* Begin *

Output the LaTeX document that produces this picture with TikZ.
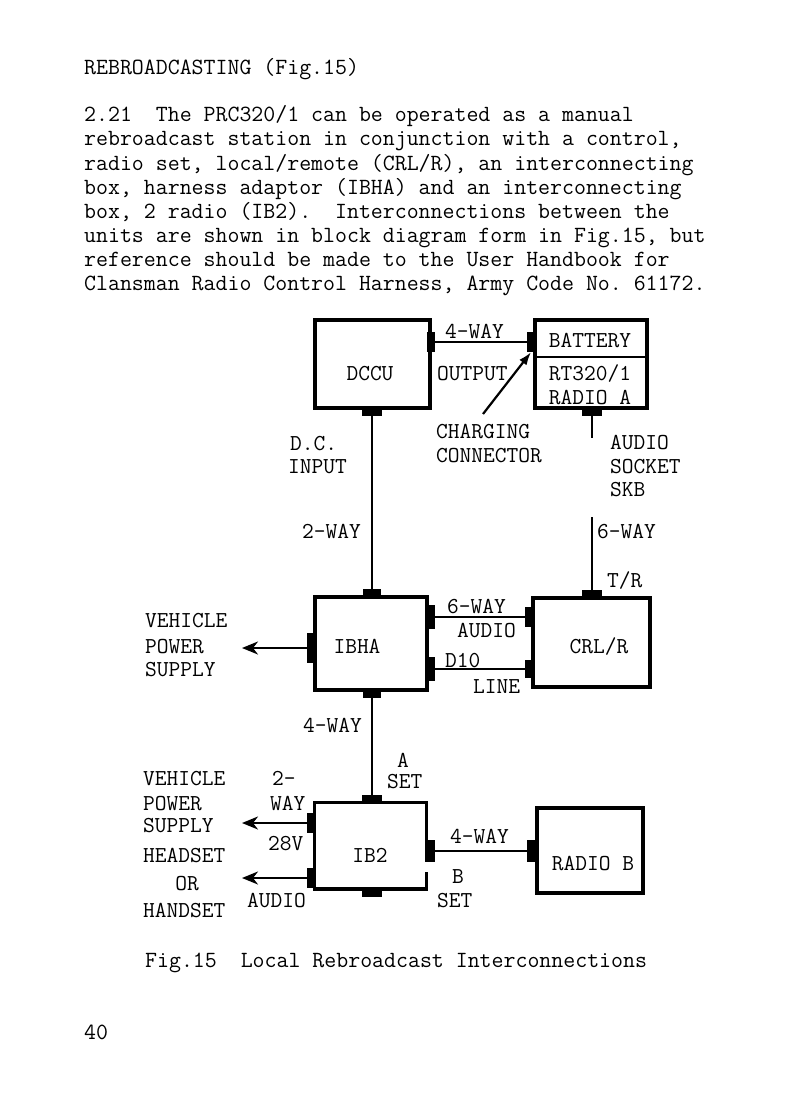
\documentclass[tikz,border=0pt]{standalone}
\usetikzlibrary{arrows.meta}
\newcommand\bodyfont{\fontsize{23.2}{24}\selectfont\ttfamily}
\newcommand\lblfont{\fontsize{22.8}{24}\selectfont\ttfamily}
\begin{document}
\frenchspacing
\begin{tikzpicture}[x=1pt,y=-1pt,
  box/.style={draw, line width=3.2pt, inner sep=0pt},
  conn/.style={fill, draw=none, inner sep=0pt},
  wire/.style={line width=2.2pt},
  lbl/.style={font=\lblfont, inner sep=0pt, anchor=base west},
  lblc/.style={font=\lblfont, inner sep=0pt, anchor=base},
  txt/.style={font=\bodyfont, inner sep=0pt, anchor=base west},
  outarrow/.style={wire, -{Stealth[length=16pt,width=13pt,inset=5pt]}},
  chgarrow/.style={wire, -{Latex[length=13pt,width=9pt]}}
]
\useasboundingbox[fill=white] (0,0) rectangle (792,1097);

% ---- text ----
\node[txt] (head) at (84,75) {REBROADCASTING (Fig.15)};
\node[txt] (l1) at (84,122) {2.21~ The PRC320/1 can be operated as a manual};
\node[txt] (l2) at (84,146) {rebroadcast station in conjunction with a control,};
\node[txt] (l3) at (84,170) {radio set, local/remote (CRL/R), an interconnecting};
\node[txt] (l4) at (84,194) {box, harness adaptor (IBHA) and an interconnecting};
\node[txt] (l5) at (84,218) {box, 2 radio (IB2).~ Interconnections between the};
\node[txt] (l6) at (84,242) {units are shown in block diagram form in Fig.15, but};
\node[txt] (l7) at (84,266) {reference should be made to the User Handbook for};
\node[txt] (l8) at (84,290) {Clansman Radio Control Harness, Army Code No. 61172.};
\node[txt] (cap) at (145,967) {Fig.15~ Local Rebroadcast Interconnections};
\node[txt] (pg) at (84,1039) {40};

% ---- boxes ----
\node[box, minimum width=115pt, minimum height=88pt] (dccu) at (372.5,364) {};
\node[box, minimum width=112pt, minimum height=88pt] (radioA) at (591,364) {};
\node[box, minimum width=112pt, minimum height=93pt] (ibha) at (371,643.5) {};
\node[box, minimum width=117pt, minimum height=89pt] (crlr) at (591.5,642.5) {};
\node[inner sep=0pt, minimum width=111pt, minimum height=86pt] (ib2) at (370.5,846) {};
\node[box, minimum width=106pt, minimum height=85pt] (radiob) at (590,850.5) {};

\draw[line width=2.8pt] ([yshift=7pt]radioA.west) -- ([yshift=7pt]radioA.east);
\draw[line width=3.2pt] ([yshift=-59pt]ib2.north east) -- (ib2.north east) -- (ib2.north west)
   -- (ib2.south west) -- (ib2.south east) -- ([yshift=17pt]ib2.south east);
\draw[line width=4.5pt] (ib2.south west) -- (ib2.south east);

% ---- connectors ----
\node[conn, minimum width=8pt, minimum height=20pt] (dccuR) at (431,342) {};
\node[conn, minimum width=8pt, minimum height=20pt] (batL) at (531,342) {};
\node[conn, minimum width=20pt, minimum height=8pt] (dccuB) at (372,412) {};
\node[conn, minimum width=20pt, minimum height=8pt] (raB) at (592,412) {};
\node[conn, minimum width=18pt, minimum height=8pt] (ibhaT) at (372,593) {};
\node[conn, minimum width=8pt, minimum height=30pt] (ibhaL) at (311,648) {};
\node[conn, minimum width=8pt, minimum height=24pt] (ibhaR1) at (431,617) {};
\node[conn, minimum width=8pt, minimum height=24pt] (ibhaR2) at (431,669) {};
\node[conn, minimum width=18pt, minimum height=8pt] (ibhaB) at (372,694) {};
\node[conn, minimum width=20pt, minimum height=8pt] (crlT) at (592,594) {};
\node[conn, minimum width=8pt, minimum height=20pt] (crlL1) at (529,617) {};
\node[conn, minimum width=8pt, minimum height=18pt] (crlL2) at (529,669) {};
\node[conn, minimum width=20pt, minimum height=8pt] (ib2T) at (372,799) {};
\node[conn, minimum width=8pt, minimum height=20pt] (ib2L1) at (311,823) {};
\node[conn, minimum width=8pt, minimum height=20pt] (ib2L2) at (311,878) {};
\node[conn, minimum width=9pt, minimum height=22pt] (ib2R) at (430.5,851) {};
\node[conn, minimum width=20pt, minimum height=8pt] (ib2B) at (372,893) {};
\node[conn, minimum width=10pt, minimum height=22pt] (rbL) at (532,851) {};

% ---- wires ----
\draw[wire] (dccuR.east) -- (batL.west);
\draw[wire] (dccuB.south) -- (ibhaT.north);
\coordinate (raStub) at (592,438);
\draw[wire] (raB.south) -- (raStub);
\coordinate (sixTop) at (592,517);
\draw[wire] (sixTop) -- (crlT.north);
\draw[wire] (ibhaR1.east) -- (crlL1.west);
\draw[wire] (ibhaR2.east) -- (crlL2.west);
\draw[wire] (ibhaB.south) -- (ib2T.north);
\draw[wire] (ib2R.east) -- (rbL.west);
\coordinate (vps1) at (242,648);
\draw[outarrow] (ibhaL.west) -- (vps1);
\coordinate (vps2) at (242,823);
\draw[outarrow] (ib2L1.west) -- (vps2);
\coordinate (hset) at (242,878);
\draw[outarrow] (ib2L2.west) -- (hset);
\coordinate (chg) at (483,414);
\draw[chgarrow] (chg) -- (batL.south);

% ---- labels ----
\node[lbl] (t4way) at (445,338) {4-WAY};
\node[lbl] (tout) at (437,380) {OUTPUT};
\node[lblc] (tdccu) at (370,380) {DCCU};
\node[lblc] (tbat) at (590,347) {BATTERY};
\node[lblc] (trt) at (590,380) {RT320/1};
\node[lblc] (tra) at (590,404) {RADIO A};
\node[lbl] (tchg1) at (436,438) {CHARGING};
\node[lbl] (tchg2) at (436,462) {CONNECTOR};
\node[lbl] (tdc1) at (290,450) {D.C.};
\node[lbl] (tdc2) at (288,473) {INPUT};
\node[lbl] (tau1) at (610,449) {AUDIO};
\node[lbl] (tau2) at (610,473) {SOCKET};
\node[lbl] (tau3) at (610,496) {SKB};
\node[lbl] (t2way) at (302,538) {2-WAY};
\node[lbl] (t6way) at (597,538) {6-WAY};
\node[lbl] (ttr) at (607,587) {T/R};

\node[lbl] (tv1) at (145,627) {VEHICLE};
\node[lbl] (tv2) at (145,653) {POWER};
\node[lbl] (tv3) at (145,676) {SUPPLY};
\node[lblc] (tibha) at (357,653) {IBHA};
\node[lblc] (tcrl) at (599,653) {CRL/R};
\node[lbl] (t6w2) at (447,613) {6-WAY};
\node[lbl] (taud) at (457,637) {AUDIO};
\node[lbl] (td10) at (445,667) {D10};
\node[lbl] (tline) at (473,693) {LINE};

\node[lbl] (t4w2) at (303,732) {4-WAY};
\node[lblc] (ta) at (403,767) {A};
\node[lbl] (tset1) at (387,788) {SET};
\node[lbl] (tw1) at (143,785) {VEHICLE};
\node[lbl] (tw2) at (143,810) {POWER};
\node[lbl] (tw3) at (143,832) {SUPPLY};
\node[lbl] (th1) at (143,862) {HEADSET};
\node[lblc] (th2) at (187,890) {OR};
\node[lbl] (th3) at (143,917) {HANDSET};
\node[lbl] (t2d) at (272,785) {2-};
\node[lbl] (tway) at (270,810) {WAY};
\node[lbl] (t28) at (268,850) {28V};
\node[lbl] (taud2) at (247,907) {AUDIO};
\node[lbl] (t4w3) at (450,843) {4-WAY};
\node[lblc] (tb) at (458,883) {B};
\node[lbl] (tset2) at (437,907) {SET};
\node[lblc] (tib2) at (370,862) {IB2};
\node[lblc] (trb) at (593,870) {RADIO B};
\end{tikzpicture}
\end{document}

* End *

## EXERCISE GOAL
Reproduce each line holding the word "with".

## RIGHT ANSWER
Output the LaTeX document that produces this picture with TikZ.
\node[txt] (l2) at (84,146) {rebroadcast station in conjunction with a control,};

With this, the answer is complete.